Technorati Tags: government, identity, passport
Apparently ignoring the EU’s Data Protection Supervisor, the EU’s Civil Liberties Committee (I’m not entirely sure what this is) has approved the setting up of a database to exchange information between Member States on non-EU citizens entering the Schengen area. More than a hundred countries’ citizens are required to have a visa issued by a Member State to enter the Schengen area. The new Visa Information System (VIS) should prevent an applicant who is refused a visa by one Schengen country applying to others (“visa shopping”); to facilitate the fight against fraud and checks at external borders; to assist in the identification of those not meeting the conditions for entry, stay or residence in Schengen Member States; to ease the application of Dublin II regulation on asylum; and to help prevent threats to the internal security of Member States. The regulation says that biometrics will used under controlled circumstances, with the emphasis on first using the visa sticker number for verification, in conjunction with fingerprints, and with fallback procedures being put in place. It also says that “photographs will not be used for identification purposes as the technology is not yet ready”.

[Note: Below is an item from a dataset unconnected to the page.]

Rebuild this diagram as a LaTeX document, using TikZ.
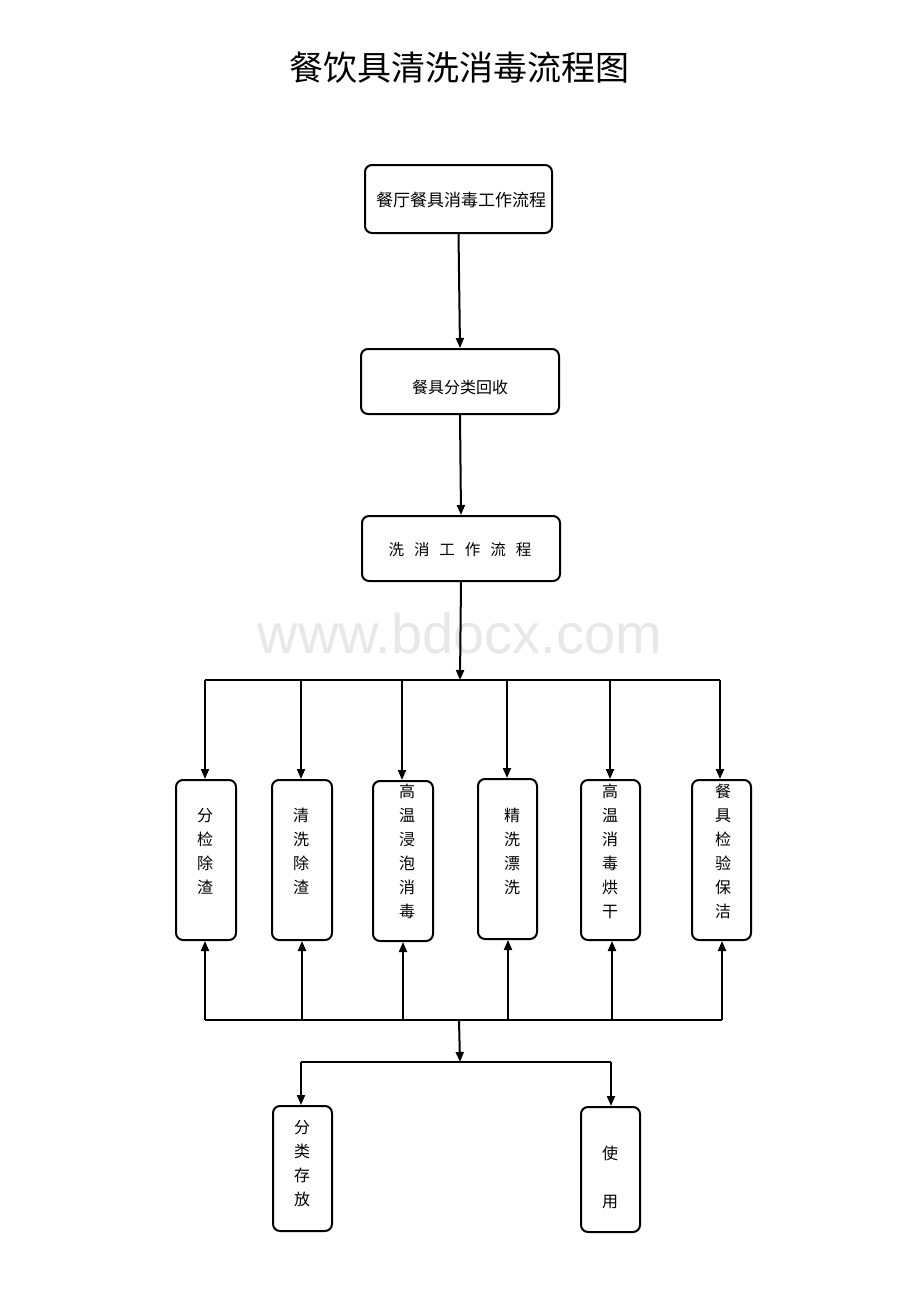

This phrase “controlled circumstances” reminded me of another recent visas story, this time concerning a Foreign Office data breach covering India, Russia and Nigeria. In the case of India, up to 50,000 Indian travellers could have been exposed to having personal details stolen because addresses, dates of birth and passport numbers accessible for more than a year. The Information Commissioner has sternly demanded a “full explanation” from the Foreign Office. Clearly, as data security professionals know, circumstances can be somewhat difficult to control.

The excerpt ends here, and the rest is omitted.